Two elderly men were in a Las Vegas supermarket shopping together. One was helping the other, taking items off the shelves and later taking those items from the shopping cart onto the belt at the check-out.
It was clear from their dialog–I was right behind them several times–that they didn’t live together or were in a romantic or even paid caretaker relationship. It was simply a stronger friend helping a frailer friend on what I gathered was a more-or-less regular basis.
This scenario–friends helping weaker friends in everyday shopping situations–is one I’ve encountered over and over in the half-year since becoming New To Las Vegas. Besides assorted supermarkets, I’ve seen it at Wal-Mart, Home Depot, Lowes’s and Costco.
I know this flies in the face of Las Vegas’s reputation as a “tough” town. And it might even be hard to square with a crime rate that is several times the national average. But it’s happening here, and it warms the heart.
Undoubtedly, such acts of kindness regularly take everywhere across the country. But Las Vegas seems to have a greater share of elderly folks in the population than any other place I’ve lived, which is a bunch (Seattle, Los Angeles area, Albuquerque, Houston, New York, Philadelphia area). And, I am happy to report, a significant number of caring friends.
Perhaps because of the larger senior citizen population, I see a lot more examples of this behavior here. At a Wal-Mart near my home, Â I recently watched as two older women in the pharmacy section shopped for vitamins. Actually, it looked to me like just one was really shopping. The other, who had been pushing a pretty full shopping cart, took various containers from the shelf and read off the contents to her friend, who passed judgment. “No,” she said to the first one. “Nope,” to the second. “Okay,” she said to the third offering, apparently because it contained more iron.

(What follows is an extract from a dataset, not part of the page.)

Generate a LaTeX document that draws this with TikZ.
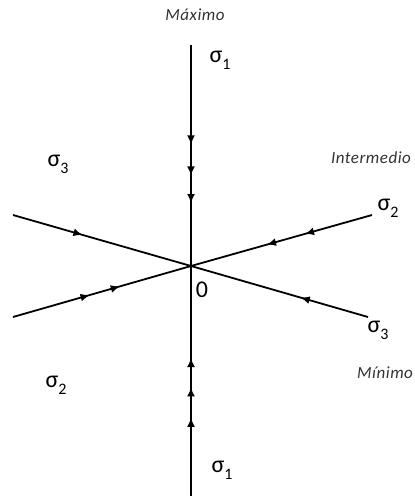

In the lighting aisle of a Home Depot, I observed two elderly men–it always seems to be folks of the same gender–discuss the merits of various kinds of energy-efficient bulbs and their illumination equivalents as they moved along. The taller one clearly was assisting the shorter one, who was clutching a shopping list but seemed a little befuddled.
I later found myself behind these two at the check-out counter. One by one, Mutt removed each item of a cart by then full of routine household items–including light bulbs–for scanning. At the end, Jeff thanked him for his help. Happy to oblige, Mutt replied.